Often a project of this type is about preparing and strengthening an organisation for merger and acquisition or carve-out plans. The need for scalable solutions is therefore essential to allow data in- and outflows, to allow for the integration or divestment of entities with maximum speed and efficiency. The Serrala Hybrid approach is based on facilitating communication between the different parts of the business from day-one and, given the power of GDPR, ensuring post-carve out that all necessary data has left the seller’s system.

What questions must a business ask of any potential vendor when seeking to automate some or all of these processes?

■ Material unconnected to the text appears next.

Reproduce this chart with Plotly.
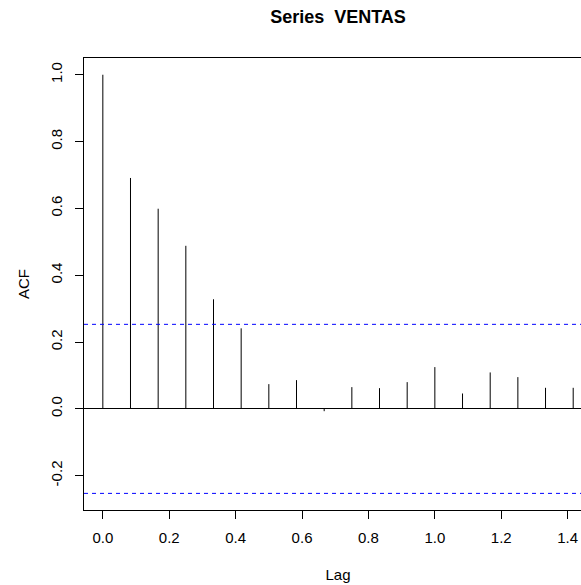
import plotly.graph_objects as go

# ACF values (monthly series, lag in years)
lags_months = [0, 1, 2, 3, 4, 5, 6, 7, 8, 9, 10, 11, 12, 13, 14, 15, 16, 17]
acf_values = [1.0, 0.691, 0.599, 0.488, 0.328, 0.241, 0.074, 0.086, -0.007,
              0.065, 0.062, 0.080, 0.125, 0.046, 0.109, 0.095, 0.063, 0.063]
frequency = 12
ci_value = [0.253]
y_tick_vals = [-0.2, 0.0, 0.2, 0.4, 0.6, 0.8, 1.0]
y_tick_text = ["-0.2", "0.0", "0.2", "0.4", "0.6", "0.8", "1.0"]
x_tick_vals = [0.0, 0.2, 0.4, 0.6, 0.8, 1.0, 1.2, 1.4]
x_tick_text = ["0.0", "0.2", "0.4", "0.6", "0.8", "1.0", "1.2", "1.4"]

lags = [m / frequency for m in lags_months]
xs, ys = [], []
for lg, v in zip(lags, acf_values):
    xs += [lg, lg, None]
    ys += [0, v, None]

FONT = "Liberation Sans, Arial, sans-serif"

fig = go.Figure()
fig.add_trace(go.Scatter(x=xs, y=ys, mode="lines",
                         line=dict(color="black", width=1),
                         hoverinfo="skip", showlegend=False))

for c in ci_value:
    for val in (c, -c):
        fig.add_shape(type="line", xref="paper", x0=0, x1=1, yref="y", y0=val, y1=val,
                      line=dict(color="#0000FF", width=1, dash="4px,4px"))

W, H = 592, 585
fig.update_layout(
    width=W, height=H,
    margin=dict(l=84, r=0, t=58, b=75),
    paper_bgcolor="white", plot_bgcolor="white",
    font=dict(family=FONT, size=15, color="black"),
    title=dict(text="<b>Series  VENTAS</b>", x=338 / W, xanchor="center",
               y=1 - 17 / H, yanchor="middle",
               font=dict(family=FONT, size=18, color="black")),
    showlegend=False,
)
fig.update_xaxes(
    range=[-0.0567, 1.4733],
    tickvals=x_tick_vals, ticktext=x_tick_text,
    ticks="outside", ticklen=8, tickcolor="black", tickwidth=1,
    ticklabelstandoff=6,
    showline=True, linecolor="black", linewidth=1, mirror=True,
    showgrid=False, zeroline=False,
    title=dict(text="Lag", standoff=24, font=dict(size=15)),
)
fig.update_yaxes(
    range=[-0.3027, 1.0501],
    tickvals=y_tick_vals, ticktext=y_tick_text, tickangle=-90,
    ticks="outside", ticklen=8, tickcolor="black", tickwidth=1,
    ticklabelstandoff=7,
    showline=True, linecolor="black", linewidth=1, mirror=True,
    showgrid=False, zeroline=True, zerolinecolor="black", zerolinewidth=1,
    title=dict(text="ACF", standoff=14, font=dict(size=15)),
)

fig.write_html(
    "out.html",
    config={"displayModeBar": False},
    post_script="document.body.style.margin='0';document.body.style.overflow='hidden';",
)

There are some very fancy solutions on the market today but few of them are true end-to-end propositions. When seeking the most appropriate solution and vendor, it is important to take up references, asking how many customers and live implementations globally it has, and in which regions and countries. Question the technology and its ability to integrate in a dual installed and cloud environment, and, if the corporate requires managed services, to what extent are these available.

Obviously it is vital to prepare questions around software needs, from an IT and a functional viewpoint, but equally so to probe the vendor’s services, the relevance, breadth and depth of its knowledge of the markets, and how the corporate can be supported going forward because this should be a long-term relationship.